Your objective: Copy everything in the listing below word for word, apart from any images.

Dataset extract:
* * *

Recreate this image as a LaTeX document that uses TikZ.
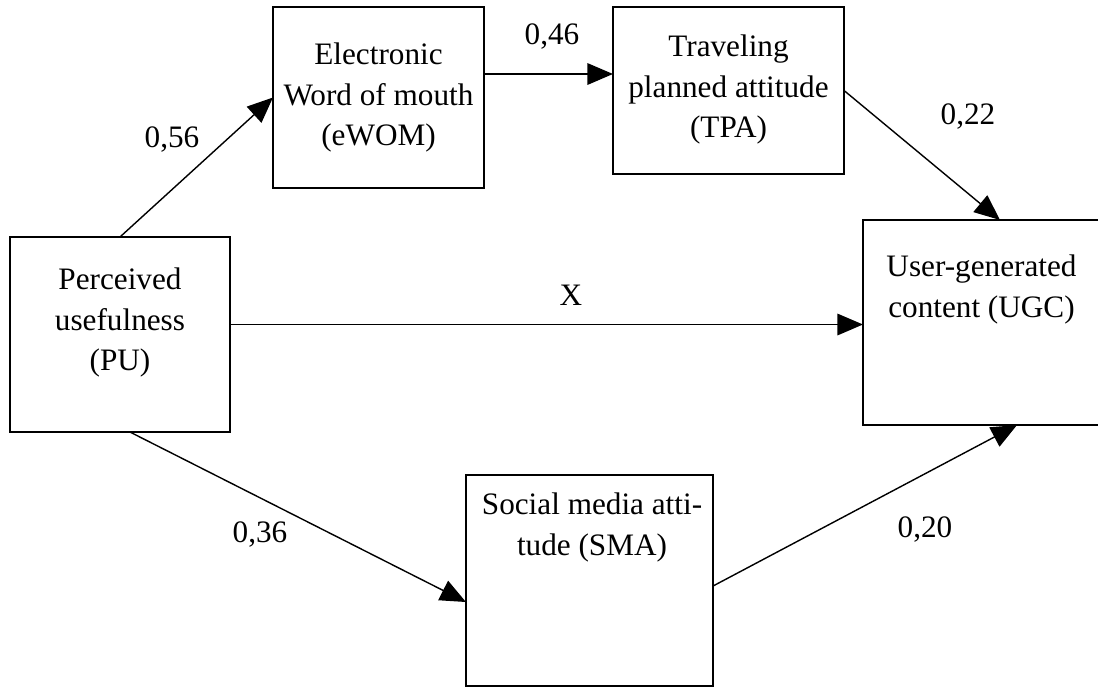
\documentclass[tikz,border=0pt]{standalone}
\usepackage{fontspec}
\setmainfont{Liberation Serif}
\usetikzlibrary{arrows.meta,calc}

\newcommand{\diagfont}{\fontsize{22.2pt}{28.6pt}\selectfont}

\tikzset{
  box/.style={draw, line width=1.2pt, inner sep=0pt, outer sep=0pt},
  boxtext/.style={anchor=north, align=center, inner sep=0pt, font=\diagfont},
  coef/.style={inner sep=0pt, font=\diagfont},
  path/.style={line width=1pt, -{Triangle[length=0.64cm,width=0.54cm]}}
}

\begin{document}
\begin{tikzpicture}[x=0.025cm, y=-0.025cm]

 \useasboundingbox (0,0) rectangle (1098,687) ;

  %%%%%%%%%% Boxes %%%%%%%%%%
 \node[box, minimum width=5.5cm,   minimum height=4.875cm] (pu)   at (120,334.5) {};
 \node[box, minimum width=5.275cm, minimum height=4.525cm] (ewom) at (378.5,97.5) {};
 \node[box, minimum width=5.775cm, minimum height=4.175cm] (tpa)  at (728.5,90.5) {};
 \node[box, minimum width=5.925cm, minimum height=5.125cm] (ugc)  at (981.5,322.5) {};
 \node[box, minimum width=6.175cm, minimum height=5.275cm] (sma)  at (589.5,580.5) {};

  %%%%%%%%%% Box texts %%%%%%%%%%
 \node[boxtext] (putxt)   at ($(pu.north)+(0,31)$)   {Perceived\\usefulness\\(PU)};
 \node[boxtext] (ewomtxt) at ($(ewom.north)+(0,36)$) {Electronic\\Word of mouth\\(eWOM)};
 \node[boxtext] (tpatxt)  at ($(tpa.north)+(0,28)$)  {Traveling\\planned attitude\\(TPA)};
 \node[boxtext] (ugctxt)  at ($(ugc.north)+(0,35)$)  {User-generated\\content (UGC)};
 \node[boxtext] (smatxt)  at ($(sma.north)+(2.5,18)$) {Social media atti-\\tude (SMA)};

  %%%%%%%%%% Paths %%%%%%%%%%
 \draw [path] (pu.north) -- (ewom.west) ;
 \draw [path] ($(ewom.east)+(0,-23.5)$) -- ($(tpa.west)+(0,-16.5)$) ;
 \draw [path] (tpa.east) -- ($(ugc.north)+(18.5,0)$) ;
 \draw [path] ($(pu.east)+(0,-10)$) -- ($(ugc.west)+(0,2)$) ;
 \draw [path] ($(pu.south)+(10,0)$) -- ($(sma.west)+(0,21.5)$) ;
 \draw [path] ($(sma.east)+(0,5.5)$) -- ($(ugc.south)+(35.5,0)$) ;

  %%%%%%%%%% Coefficients %%%%%%%%%%
 \node[coef] (c56) at (172,140) {0,56};
 \node[coef] (c46) at (552,37)  {0,46};
 \node[coef] (c22) at (968,117) {0,22};
 \node[coef] (cx)  at (571,295) {X};
 \node[coef] (c36) at (260,535) {0,36};
 \node[coef] (c20) at (925,530) {0,20};

\end{tikzpicture}
\end{document}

* * *

Exercise solution:
Recreate this image as a LaTeX document that uses TikZ.
\documentclass[tikz,border=0pt]{standalone}
\usepackage{fontspec}
\setmainfont{Liberation Serif}
\usetikzlibrary{arrows.meta,calc}

\newcommand{\diagfont}{\fontsize{22.2pt}{28.6pt}\selectfont}

\tikzset{
  box/.style={draw, line width=1.2pt, inner sep=0pt, outer sep=0pt},
  boxtext/.style={anchor=north, align=center, inner sep=0pt, font=\diagfont},
  coef/.style={inner sep=0pt, font=\diagfont},
  path/.style={line width=1pt, -{Triangle[length=0.64cm,width=0.54cm]}}
}

\begin{document}
\begin{tikzpicture}[x=0.025cm, y=-0.025cm]

 \useasboundingbox (0,0) rectangle (1098,687) ;

  %%%%%%%%%% Boxes %%%%%%%%%%
 \node[box, minimum width=5.5cm,   minimum height=4.875cm] (pu)   at (120,334.5) {};
 \node[box, minimum width=5.275cm, minimum height=4.525cm] (ewom) at (378.5,97.5) {};
 \node[box, minimum width=5.775cm, minimum height=4.175cm] (tpa)  at (728.5,90.5) {};
 \node[box, minimum width=5.925cm, minimum height=5.125cm] (ugc)  at (981.5,322.5) {};
 \node[box, minimum width=6.175cm, minimum height=5.275cm] (sma)  at (589.5,580.5) {};

  %%%%%%%%%% Box texts %%%%%%%%%%
 \node[boxtext] (putxt)   at ($(pu.north)+(0,31)$)   {Perceived\\usefulness\\(PU)};
 \node[boxtext] (ewomtxt) at ($(ewom.north)+(0,36)$) {Electronic\\Word of mouth\\(eWOM)};
 \node[boxtext] (tpatxt)  at ($(tpa.north)+(0,28)$)  {Traveling\\planned attitude\\(TPA)};
 \node[boxtext] (ugctxt)  at ($(ugc.north)+(0,35)$)  {User-generated\\content (UGC)};
 \node[boxtext] (smatxt)  at ($(sma.north)+(2.5,18)$) {Social media atti-\\tude (SMA)};

  %%%%%%%%%% Paths %%%%%%%%%%
 \draw [path] (pu.north) -- (ewom.west) ;
 \draw [path] ($(ewom.east)+(0,-23.5)$) -- ($(tpa.west)+(0,-16.5)$) ;
 \draw [path] (tpa.east) -- ($(ugc.north)+(18.5,0)$) ;
 \draw [path] ($(pu.east)+(0,-10)$) -- ($(ugc.west)+(0,2)$) ;
 \draw [path] ($(pu.south)+(10,0)$) -- ($(sma.west)+(0,21.5)$) ;
 \draw [path] ($(sma.east)+(0,5.5)$) -- ($(ugc.south)+(35.5,0)$) ;

  %%%%%%%%%% Coefficients %%%%%%%%%%
 \node[coef] (c56) at (172,140) {0,56};
 \node[coef] (c46) at (552,37)  {0,46};
 \node[coef] (c22) at (968,117) {0,22};
 \node[coef] (cx)  at (571,295) {X};
 \node[coef] (c36) at (260,535) {0,36};
 \node[coef] (c20) at (925,530) {0,20};

\end{tikzpicture}
\end{document}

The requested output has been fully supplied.